A winningly ramshackle night of stories and song from the Hollywood actress

‘Finding My Voice’ is a sort of An Evening With… affair, wherein Kathleen Turner – the star of ‘Body Heat’, ‘Romancing the Stone’ et al – plots an anecdote-strewn path through her life story while frequently breaking off to knock out numbers from the Great American Songbook.

The famously croaky-voiced Turner is not a technically great singer, but she does have the drama and intelligence of a good cabaret performer, and wisely avoids reaching for ambitiously fancy notes. The song selection is fairly uncompromising, and only real nerds for mid-twentieth-century crooner standards are likely to know the bulk of them, but they’re all the sort of animated, dramatic story-songs that work fine with a good storyteller.

Turner’s screen career may have peaked in the ’80s and ’90s, but she retains a megawatt celebrity charisma that helps her over the bumps in a slightly rambling show. She is – by design – far from polished, but she has a conspiratorial, ‘ah, fuck it’ energy that keeps things fun.

‘Finding My Voice’ proceeds in roughly chronological order, albeit with frequent non-sequitur-ish diversions. It’s a weird mix of the shambolic and the well-honed. Despite the off-the-cuff air, there is something fundamentally polished about Turner’s storytelling. And she never really lets us in too far: her anecdotes are largely observational, rarely telling us how she thinks or feels. We learn more about her – admittedly colourful – years growing up as a diplomat’s daughter than we ever get in the way of Hollywood goss. The closest she gets to opening up is describing the rheumatoid arthritis that blighted her career in the second half of the ’90s, interpolated with Sondheim’s ‘Send in the Clowns’. And even that’s a story that ends with a happy punch of triumph.

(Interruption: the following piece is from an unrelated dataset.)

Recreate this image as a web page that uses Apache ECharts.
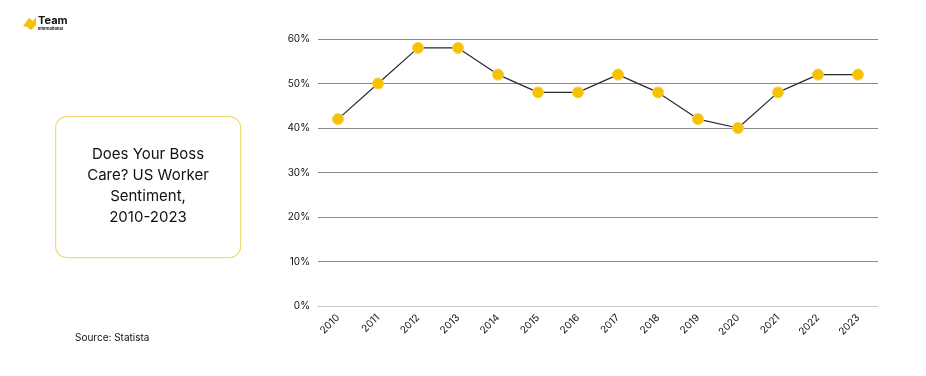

Yet for all the craft in the stories, the whole feels ill-defined. You wonder how much direction director Andy Gale was allowed to give – the show is crying out to be taken rigorously in hand. It meanders to an end that leaves little sense of where Turner’s life is at now. But of course to the sort of person who is going to buy a ticket to ‘Finding My Voice’, where Turner is at is right here in The Other Palace – and she is undeniably fabulous.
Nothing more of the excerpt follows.